Editor's note: As of 8:16 a.m. May 22, Kalamazoo Street is reopened for motorists, according to an East Lansing Police Department advisory.
Due to flooding on Wednesday, Michigan State has closed some sidewalks and streets on campus.
While they closed portions of street and sidewalk access, buildings and infrastructure are not in jeopardy and the university doesn't "expect significant damage to buildings or infrastructure," according to Fredrick Woodhams, spokesman for MSU's Infrastructure Planning and Facilities department.
On Wednesday, the Red Cedar River reached a peak of 8.99 feet, according to the National Weather Service’s Advanced Hydrologic Prediction Service.
When the Red Cedar River raises to around seven feet, minor flooding begins in low-lying areas. At around eight to eight-and-a-half feet, minor flooding could impact farmlands, athletic fields and secondary roads.
The peak of about nine feet is where the Jenison Field House and Intramural Sports Circle could be impacted by flood waters. On Thursday, it was confirmed that some of the fields were affected by the flooding, including Old College Field and the areas surrounding it.

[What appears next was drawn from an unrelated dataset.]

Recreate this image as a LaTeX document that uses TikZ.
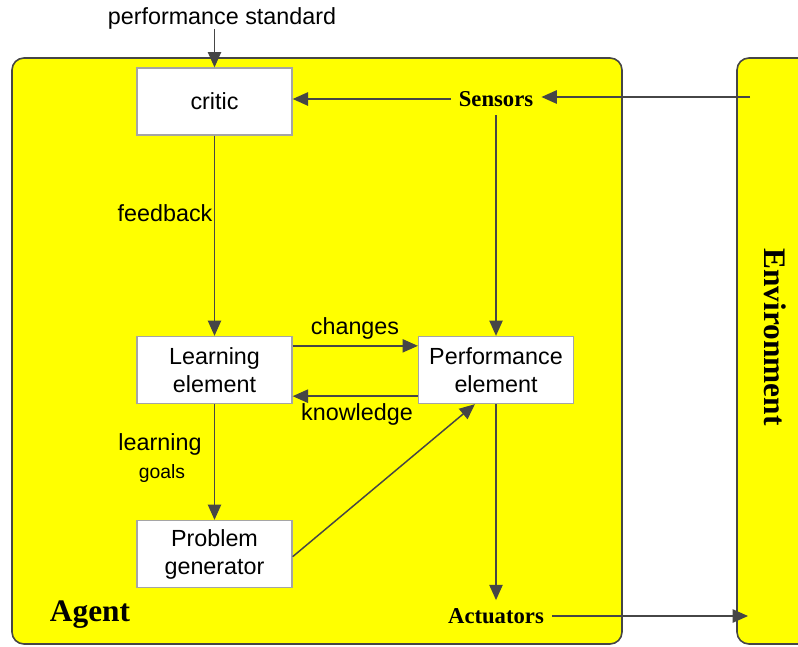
\documentclass[tikz,border=0pt]{standalone}
\usepackage{fontspec}
\setmainfont{Liberation Sans}
\newfontfamily\serifb{Liberation Serif}[BoldFont={* Bold}]
\usetikzlibrary{arrows.meta,calc}
\definecolor{agentyellow}{RGB}{255,255,0}
\definecolor{linegray}{RGB}{70,70,70}
\definecolor{boxgray}{RGB}{165,165,165}
\tikzset{
  panel/.style={draw=linegray, line width=1.2pt, fill=agentyellow, rounded corners=9pt},
  compbox/.style={draw=boxgray, line width=1pt, fill=white, minimum width=116.25pt, minimum height=50.25pt, align=center, font=\fontsize{17.5}{21}\selectfont},
  lbl/.style={font=\fontsize{17.5}{21}\selectfont, inner sep=0pt},
  slbl/.style={font=\fontsize{14.5}{17}\selectfont, inner sep=0pt},
  serlbl/.style={font=\serifb\bfseries\fontsize{17}{20}\selectfont, inner sep=6pt},
  bigser/.style={font=\serifb\bfseries\fontsize{23.5}{27}\selectfont, inner sep=0pt},
  conn/.style={draw=linegray, line width=1.1pt, -{Triangle[length=11.5pt,width=10pt]}},
  plain/.style={draw=linegray, line width=1.1pt}
}
\begin{document}
\begin{tikzpicture}[x=0.75pt,y=-0.75pt]
\useasboundingbox (0,0) rectangle (798,646);
\begin{scope}
\clip (0,0) rectangle (798,646);
\path[panel] (12,58) rectangle (622,644);
\path[panel] (737,58) rectangle (830,644);
\end{scope}
% components
\node[compbox] (critic) at (214.5,101.5) {critic};
\node[compbox] (learn) at (214.5,370) {Learning\\element};
\node[compbox] (perf) at (496,370) {Performance\\element};
\node[compbox] (probgen) at (214.5,554) {Problem\\generator};
% sensors / actuators
\node[serlbl] (sensors) at (496,99) {Sensors};
\node[serlbl] (actuators) at (496,616) {Actuators};
\node[bigser] (agent) at (90,615) {Agent};
\node[bigser, rotate=-90] (env) at (775,337) {Environment};
\node[lbl] (perfstd) at (222,18) {performance standard};
\coordinate (envout) at (750,97);
\coordinate (envin) at (748,616);
% labels
\node[lbl] (fb) at (165,213) {feedback};
\node[lbl] (chg) at (355,328) {changes};
\node[lbl] (knw) at (357,414) {knowledge};
\node[lbl] (lg1) at (160,444) {learning};
\node[slbl] (lg2) at (162,473) {goals};
% connectors
\draw[conn] (perfstd.south -| critic.north) -- (critic.north);
\draw[conn] (sensors.west) -- (critic.east |- sensors.west);
\draw[conn] (envout) -- (envout -| sensors.east);
\draw[conn] (sensors.south) -- (perf.north);
\draw[conn] (critic.south) -- (learn.north);
\draw[conn] ([yshift=-7.5pt]learn.north east) -- ([yshift=-7.5pt]perf.north west);
\draw[conn] ([yshift=6pt]perf.south west) -- ([yshift=6pt]learn.south east);
\draw[conn] (learn.south) -- (probgen.north);
\draw[conn] ([yshift=-2pt]probgen.east) -- ($(perf.south west)!0.365!(perf.south east)$);
\draw[conn] (perf.south) -- (actuators.north);
\draw[conn] (actuators.east) -- (envin);
\end{tikzpicture}
\end{document}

These areas, however, were built to withstand flooding like this and won't see significant damage, Woodhams said.
As of Thursday morning, sidewalks along the river, bike paths, portions of roads and three parking ramps were closed.
Sidewalks between the Alumni Chapel to the Farm Lane bridge and at the W.J. Beal Botanical Garden, between the Kellogg Center and Spartan Statue and the sidewalks north of the Business College Complex were closed. Bike paths along the Kellogg Center were also closed.
Parts of Chestnut Road west of the statue and Red Cedar Road north of Spartan Stadium were closed due to minor flooding over the road. Both Parking Lot 67 and 62, the Jenison Field House and Spartan Stadium parking areas are closed at this time as well as Parking Ramp 2 on Auditorium Road.
Woodhams said the university believes the river crested on Wednesday and water levels are expected to go back down in the coming days. Minor flooding is expected to stall out by late Thursday evening, as the Red Cedar’s water level will drop back past seven feet. By Saturday, the Red Cedar is expected to drop back past six feet, according to the National Weather Service’s predictions.